As this decision illustrates, while Delaware law imposes a high bar for pleading demand futility and fiduciary oversight claims under what is known as a Caremark theory, the standards are not insurmountable. After Blue Bell Creameries faced a deadly listeria outbreak, recall, and temporary shutdown a few years ago, a stockholder plaintiff sued in the Delaware Court of Chancery alleging breaches of fiduciary duties by two key executives and its board of directors. The stockholder’s derivative claims concerned management’s alleged failure to respond appropriately to food safety issues and the board’s alleged failure to implement any food safety reporting system or to inform itself about the company’s food safety compliance.

At the trial court level, the Court of Chancery granted defendants’ motion to dismiss the derivative claims. Regarding the claim against the company’s executives, specifically Blue Bell’s Chief Executive Officer and the Vice President of Operations, the court found the plaintiff had failed to sufficiently plead that a pre-suit demand on the board would be futile. According to the court, the plaintiff’s allegations established that seven of the company’s fifteen directors could not impartially consider a demand against the executives, one short of the board majority required to show demand futility. Regarding the claim against the directors themselves, the court concluded that the plaintiff’s allegations concerned the effectiveness of the company’s reporting controls, rather than their existence, and were insufficient to state a claim under Caremark.

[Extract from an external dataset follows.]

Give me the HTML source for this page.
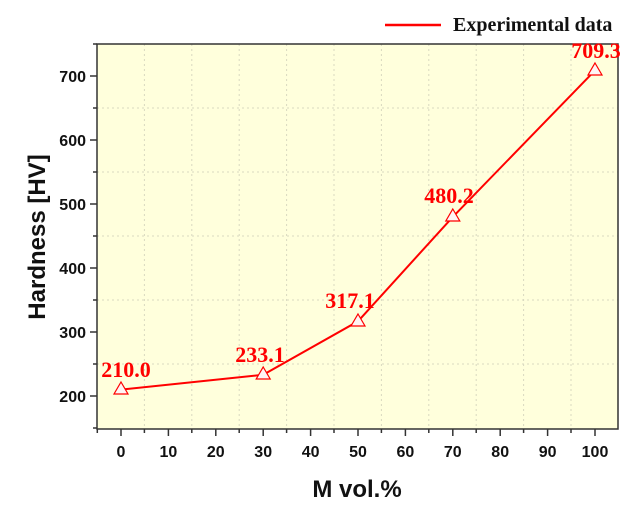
<!DOCTYPE html>
<html><head><meta charset="utf-8"><style>body{margin:0;background:#fff}</style></head><body>
<svg width="637" height="511" xmlns="http://www.w3.org/2000/svg" font-family="Liberation Sans, sans-serif">
<rect x="97" y="44" width="521" height="385" fill="#ffffdc"/>
<g stroke="#d8d8c0" stroke-width="1" stroke-dasharray="2,3">
<line x1="144.4" y1="44" x2="144.4" y2="429"/><line x1="191.8" y1="44" x2="191.8" y2="429"/><line x1="239.2" y1="44" x2="239.2" y2="429"/><line x1="286.6" y1="44" x2="286.6" y2="429"/><line x1="334" y1="44" x2="334" y2="429"/><line x1="381.4" y1="44" x2="381.4" y2="429"/><line x1="428.8" y1="44" x2="428.8" y2="429"/><line x1="476.2" y1="44" x2="476.2" y2="429"/><line x1="523.6" y1="44" x2="523.6" y2="429"/><line x1="571" y1="44" x2="571" y2="429"/>
<line x1="97" y1="108" x2="618" y2="108"/><line x1="97" y1="172" x2="618" y2="172"/><line x1="97" y1="236" x2="618" y2="236"/><line x1="97" y1="300" x2="618" y2="300"/><line x1="97" y1="364" x2="618" y2="364"/>
</g>
<rect x="97" y="44" width="521" height="385" fill="none" stroke="#333" stroke-width="1.5"/>
<g stroke="#333" stroke-width="1.5">
<line x1="90" y1="76" x2="97" y2="76"/><line x1="90" y1="140" x2="97" y2="140"/><line x1="90" y1="204" x2="97" y2="204"/><line x1="90" y1="268" x2="97" y2="268"/><line x1="90" y1="332" x2="97" y2="332"/><line x1="90" y1="396" x2="97" y2="396"/>
<line x1="93" y1="108" x2="97" y2="108"/><line x1="93" y1="172" x2="97" y2="172"/><line x1="93" y1="236" x2="97" y2="236"/><line x1="93" y1="300" x2="97" y2="300"/><line x1="93" y1="364" x2="97" y2="364"/><line x1="93" y1="44" x2="97" y2="44"/><line x1="93" y1="428" x2="97" y2="428"/>
<line x1="121" y1="429" x2="121" y2="436"/><line x1="168.4" y1="429" x2="168.4" y2="436"/><line x1="215.8" y1="429" x2="215.8" y2="436"/><line x1="263.2" y1="429" x2="263.2" y2="436"/><line x1="310.6" y1="429" x2="310.6" y2="436"/><line x1="358" y1="429" x2="358" y2="436"/><line x1="405.4" y1="429" x2="405.4" y2="436"/><line x1="452.8" y1="429" x2="452.8" y2="436"/><line x1="500.2" y1="429" x2="500.2" y2="436"/><line x1="547.6" y1="429" x2="547.6" y2="436"/><line x1="595" y1="429" x2="595" y2="436"/>
<line x1="144.4" y1="429" x2="144.4" y2="433"/><line x1="191.8" y1="429" x2="191.8" y2="433"/><line x1="239.2" y1="429" x2="239.2" y2="433"/><line x1="286.6" y1="429" x2="286.6" y2="433"/><line x1="334" y1="429" x2="334" y2="433"/><line x1="381.4" y1="429" x2="381.4" y2="433"/><line x1="428.8" y1="429" x2="428.8" y2="433"/><line x1="476.2" y1="429" x2="476.2" y2="433"/><line x1="523.6" y1="429" x2="523.6" y2="433"/><line x1="571" y1="429" x2="571" y2="433"/><line x1="97.3" y1="429" x2="97.3" y2="433"/>
</g>
<g font-size="16" font-weight="bold" text-anchor="end" fill="#111">
<text x="86" y="82">700</text><text x="86" y="146">600</text><text x="86" y="210">500</text><text x="86" y="274">400</text><text x="86" y="338">300</text><text x="86" y="402">200</text>
</g>
<g font-size="16" font-weight="bold" text-anchor="middle" fill="#111">
<text x="121" y="457">0</text><text x="168.4" y="457">10</text><text x="215.8" y="457">20</text><text x="263.2" y="457">30</text><text x="310.6" y="457">40</text><text x="358" y="457">50</text><text x="405.4" y="457">60</text><text x="452.8" y="457">70</text><text x="500.2" y="457">80</text><text x="547.6" y="457">90</text><text x="595" y="457">100</text>
</g>
<text x="357" y="497" font-size="24" font-weight="bold" text-anchor="middle" fill="#111">M vol.%</text>
<text transform="translate(45,237) rotate(-90)" font-size="24" font-weight="bold" text-anchor="middle" fill="#111">Hardness [HV]</text>
<polyline points="121,389.6 263.2,374.8 358,321.3 452.8,216.9 595,70.4" fill="none" stroke="#f00" stroke-width="2"/>
<g fill="#fff5f5" stroke="#f00" stroke-width="1.2">
<polygon points="121,382 128,394 114,394"/><polygon points="263.2,367 270.2,379 256.2,379"/><polygon points="358,314 365,326 351,326"/><polygon points="452.8,209 459.8,221 445.8,221"/><polygon points="595,63 602,75 588,75"/>
</g>
<g font-family="Liberation Serif, serif" font-size="22" font-weight="bold" fill="#f00" text-anchor="middle">
<text x="126" y="377">210.0</text><text x="260" y="362">233.1</text><text x="350" y="308">317.1</text><text x="449" y="203">480.2</text><text x="596" y="58">709.3</text>
</g>
<line x1="385" y1="25" x2="441" y2="25" stroke="#f00" stroke-width="2.5"/>
<text x="453" y="31" font-family="Liberation Serif, serif" font-size="20" font-weight="bold" fill="#111">Experimental data</text>
</svg>
</body></html>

In this appellate decision, the Delaware Supreme Court disagreed with both conclusions and reversed the Court of Chancery’s dismissal. Regarding demand futility for the claims against the two executives, the Supreme Court found there was reason to doubt whether an eighth board member could be impartial, citing allegations of long-standing personal and business relationships the director shared with the CEO’s family. Those allegations included professional opportunities and mentoring afforded to the director by the CEO’s father, as well as the charitable efforts spearheaded by the CEO’s family that resulted in a university building being named after the director. According to the Supreme Court, while the director may have voted against the CEO on another issue, that fact was not enough to cut off the reasonable inferences flowing from these allegations when the question would be whether or not the company should sue the CEO. The plaintiff therefore adequately pled a majority of board would be partial concerning bringing the claims against management, establishing demand futility.

Regarding the Caremark claim against the directors, the Supreme Court concluded the plaintiff met the high burden of alleging particularized facts supporting a reasonable inference that the board failed to implement any system to monitor the company’s food safety performance or compliance. As the Supreme Court explained, Caremark has “a bottom-line requirement that is important: the board must make a good faith effort—i.e., try—to put in place a reasonable board-level system of monitoring and reporting.” The Supreme Court therefore focused its review on the key issue of whether the plaintiff pled facts from which it could infer that the directors “made no effort to put in place a board-level compliance system.” The Supreme Court found the plaintiff sufficiently pled such facts. After a books and records demand and production, the plaintiff pled, among other things, that the board had no food safety committee, the board had no regular process or protocols requiring management to keep the board apprised of food safety compliance practices, risks, or reports, and there was no record of regular discussion of food safety issues at the board level. According to the Supreme Court, these allegations supported an inference that the directors failed to try to ensure the board had an information and reporting system in place for “one of the most central issues” at the company: “whether it is ensuring that the only product it makes—ice cream—is safe to eat.” The plaintiff therefore adequately pled a Caremark claim against the company’s directors.